| Written request |
Check each line of the listing for the string "this", then state how many lines have it. Only the number is wanted.

| Given material |
^^^^^^^^
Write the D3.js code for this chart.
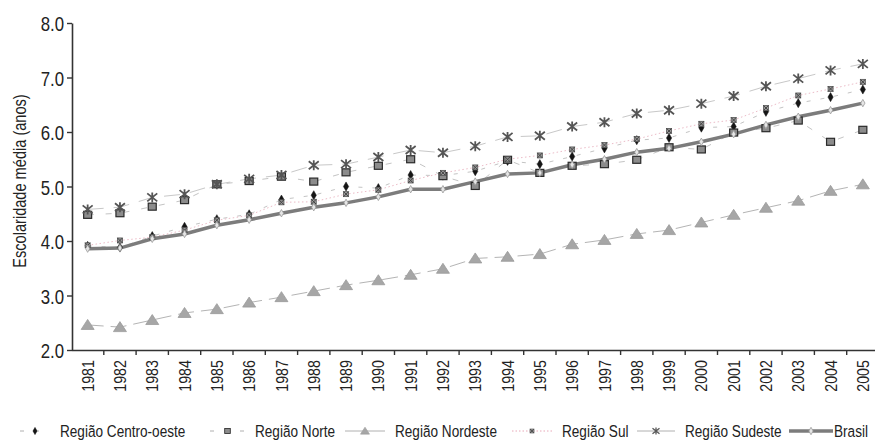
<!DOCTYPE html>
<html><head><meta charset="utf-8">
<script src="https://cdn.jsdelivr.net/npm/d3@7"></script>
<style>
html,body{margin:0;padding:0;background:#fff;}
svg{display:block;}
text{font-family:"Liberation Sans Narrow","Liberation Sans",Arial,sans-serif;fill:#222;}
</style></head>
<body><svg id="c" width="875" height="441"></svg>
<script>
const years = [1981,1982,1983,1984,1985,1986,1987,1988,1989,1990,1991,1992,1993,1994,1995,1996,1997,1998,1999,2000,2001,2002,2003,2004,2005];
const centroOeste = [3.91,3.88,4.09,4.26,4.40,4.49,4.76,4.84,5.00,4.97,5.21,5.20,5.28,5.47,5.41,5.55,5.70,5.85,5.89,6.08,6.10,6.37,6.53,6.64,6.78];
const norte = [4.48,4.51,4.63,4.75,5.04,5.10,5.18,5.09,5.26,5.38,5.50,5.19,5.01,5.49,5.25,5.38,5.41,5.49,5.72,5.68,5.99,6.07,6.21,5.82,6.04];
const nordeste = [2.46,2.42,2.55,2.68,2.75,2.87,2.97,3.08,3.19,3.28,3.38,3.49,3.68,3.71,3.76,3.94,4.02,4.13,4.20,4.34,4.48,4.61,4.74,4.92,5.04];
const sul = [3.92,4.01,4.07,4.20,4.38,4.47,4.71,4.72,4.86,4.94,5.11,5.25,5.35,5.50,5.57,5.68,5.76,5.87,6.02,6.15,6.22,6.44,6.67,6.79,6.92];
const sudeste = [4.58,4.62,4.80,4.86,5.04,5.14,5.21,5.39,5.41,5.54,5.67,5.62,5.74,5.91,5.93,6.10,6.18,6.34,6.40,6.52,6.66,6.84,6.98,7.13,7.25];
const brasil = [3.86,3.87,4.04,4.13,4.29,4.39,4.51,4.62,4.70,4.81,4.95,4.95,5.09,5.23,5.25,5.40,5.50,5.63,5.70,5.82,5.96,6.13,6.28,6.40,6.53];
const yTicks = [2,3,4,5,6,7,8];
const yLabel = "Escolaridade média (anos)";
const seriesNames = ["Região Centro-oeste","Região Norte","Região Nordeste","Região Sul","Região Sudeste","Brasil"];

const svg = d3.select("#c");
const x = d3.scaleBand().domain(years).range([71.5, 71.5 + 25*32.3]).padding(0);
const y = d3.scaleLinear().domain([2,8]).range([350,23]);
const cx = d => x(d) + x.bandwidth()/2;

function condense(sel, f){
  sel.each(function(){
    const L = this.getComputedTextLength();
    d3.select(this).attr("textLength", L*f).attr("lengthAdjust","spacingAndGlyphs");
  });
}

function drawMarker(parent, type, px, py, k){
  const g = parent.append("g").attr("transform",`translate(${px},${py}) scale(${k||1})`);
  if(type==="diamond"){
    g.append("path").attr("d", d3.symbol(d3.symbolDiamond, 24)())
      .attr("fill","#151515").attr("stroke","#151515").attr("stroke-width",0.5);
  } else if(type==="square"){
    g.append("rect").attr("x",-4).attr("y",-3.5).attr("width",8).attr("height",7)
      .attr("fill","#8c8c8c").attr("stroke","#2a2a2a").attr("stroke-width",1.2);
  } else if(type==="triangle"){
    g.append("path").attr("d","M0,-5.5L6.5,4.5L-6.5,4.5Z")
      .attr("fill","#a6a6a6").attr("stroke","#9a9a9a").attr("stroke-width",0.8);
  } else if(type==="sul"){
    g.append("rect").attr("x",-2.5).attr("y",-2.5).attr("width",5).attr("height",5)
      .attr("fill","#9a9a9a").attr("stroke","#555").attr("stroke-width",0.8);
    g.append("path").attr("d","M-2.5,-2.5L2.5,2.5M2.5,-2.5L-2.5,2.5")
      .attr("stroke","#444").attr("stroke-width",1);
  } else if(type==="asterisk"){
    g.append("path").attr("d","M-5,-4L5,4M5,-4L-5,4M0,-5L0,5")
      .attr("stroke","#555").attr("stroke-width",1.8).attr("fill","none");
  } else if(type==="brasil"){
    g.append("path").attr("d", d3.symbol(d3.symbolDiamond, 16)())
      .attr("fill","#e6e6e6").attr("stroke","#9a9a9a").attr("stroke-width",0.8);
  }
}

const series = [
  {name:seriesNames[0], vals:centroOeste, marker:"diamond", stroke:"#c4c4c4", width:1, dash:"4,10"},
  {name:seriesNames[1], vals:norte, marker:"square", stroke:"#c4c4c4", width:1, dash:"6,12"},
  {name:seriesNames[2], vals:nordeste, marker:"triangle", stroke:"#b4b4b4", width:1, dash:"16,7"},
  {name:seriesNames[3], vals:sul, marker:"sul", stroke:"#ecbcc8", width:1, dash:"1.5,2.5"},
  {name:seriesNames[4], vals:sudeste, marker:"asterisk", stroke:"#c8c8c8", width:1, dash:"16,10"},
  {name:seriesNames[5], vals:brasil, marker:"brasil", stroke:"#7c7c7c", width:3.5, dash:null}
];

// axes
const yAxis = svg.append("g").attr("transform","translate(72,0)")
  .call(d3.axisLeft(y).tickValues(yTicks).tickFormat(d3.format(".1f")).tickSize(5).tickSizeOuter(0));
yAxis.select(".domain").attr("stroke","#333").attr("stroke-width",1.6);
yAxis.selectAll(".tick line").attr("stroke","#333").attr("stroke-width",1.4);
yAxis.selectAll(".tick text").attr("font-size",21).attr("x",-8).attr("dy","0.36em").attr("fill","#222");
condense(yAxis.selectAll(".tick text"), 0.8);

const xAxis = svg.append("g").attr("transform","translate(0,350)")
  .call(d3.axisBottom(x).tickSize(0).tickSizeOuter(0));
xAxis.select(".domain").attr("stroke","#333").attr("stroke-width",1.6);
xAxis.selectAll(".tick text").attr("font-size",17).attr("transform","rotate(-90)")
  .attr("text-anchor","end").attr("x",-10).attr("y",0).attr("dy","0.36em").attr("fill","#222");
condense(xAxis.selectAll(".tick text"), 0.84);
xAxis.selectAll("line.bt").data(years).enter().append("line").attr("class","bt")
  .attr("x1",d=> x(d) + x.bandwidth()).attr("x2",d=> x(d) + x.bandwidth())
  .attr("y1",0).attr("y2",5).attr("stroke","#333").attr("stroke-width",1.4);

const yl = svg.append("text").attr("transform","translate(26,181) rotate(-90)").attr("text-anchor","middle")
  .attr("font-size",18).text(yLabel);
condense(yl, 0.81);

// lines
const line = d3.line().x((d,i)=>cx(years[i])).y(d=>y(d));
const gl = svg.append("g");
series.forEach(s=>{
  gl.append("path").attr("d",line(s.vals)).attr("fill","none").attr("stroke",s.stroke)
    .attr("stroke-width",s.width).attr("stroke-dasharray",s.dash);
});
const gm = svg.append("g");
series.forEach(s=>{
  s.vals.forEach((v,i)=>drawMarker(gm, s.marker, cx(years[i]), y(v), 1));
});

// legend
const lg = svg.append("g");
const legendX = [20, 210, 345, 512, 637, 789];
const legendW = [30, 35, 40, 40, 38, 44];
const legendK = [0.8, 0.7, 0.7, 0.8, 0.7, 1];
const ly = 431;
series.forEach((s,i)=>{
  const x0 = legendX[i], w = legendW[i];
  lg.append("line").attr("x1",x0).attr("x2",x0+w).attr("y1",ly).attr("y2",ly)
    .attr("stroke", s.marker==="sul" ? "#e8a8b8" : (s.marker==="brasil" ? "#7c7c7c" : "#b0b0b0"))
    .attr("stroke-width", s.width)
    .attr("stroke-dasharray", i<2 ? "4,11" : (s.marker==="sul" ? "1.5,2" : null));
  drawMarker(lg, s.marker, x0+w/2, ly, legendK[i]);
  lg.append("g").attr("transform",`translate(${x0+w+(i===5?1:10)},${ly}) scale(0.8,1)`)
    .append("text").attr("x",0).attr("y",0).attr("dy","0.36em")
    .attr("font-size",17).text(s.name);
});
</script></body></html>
^^^^^^^^
| Task output |
3